I am not even sure if it is Gatekeeper that kills it, all I was able
to find was crash report with code signing specified as an reason of
the crash.
So, Gatekeeper is a user-level term for a variety of underlying technologies. A
launchd daemon will never generate a Gatekeeper alert because it’s not running in a user context. It is, however, subject to Gatekeeper (at least on modern systems).
The most common cause of this problem is a rogue library load command in your executable or one of the libraries it uses. When library validation is enabled Gatekeeper doesn’t check these because it knows that library validation will protect you from loading bogus code.
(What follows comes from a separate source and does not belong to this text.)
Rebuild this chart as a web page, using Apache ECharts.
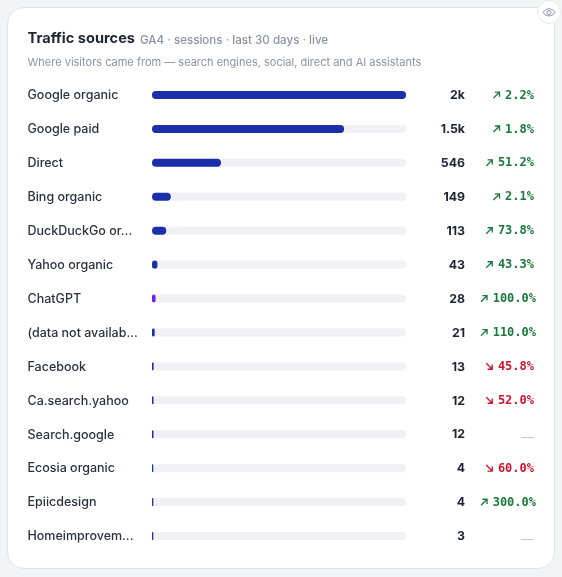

However, in this case I think the issue is more straightforward: The trusted execution system, as a matter a policy, requires that EndpointSecurity clients have the hardened runtime enabled and that they not apply any
hardened runtime exceptions [1]. Thus your ES daemon won’t be able to disable library validation.
What sort of third-party code are you trying to load? Does your daemon support some sort of plug-in mechanism? Or are you shipping a library with your product that just happens to be signed by someone else.
Share and Enjoy
—
Quinn “The Eskimo!” @ Developer Technical Support @ Apple
let myEmail = "eskimo" + "1" + "@apple.com"[1] IIRC the very latest OS releases have an exception to this policy, namely that they are allowed to use
com.apple.security.cs.allow-jit, but that’s not relevant to your situation.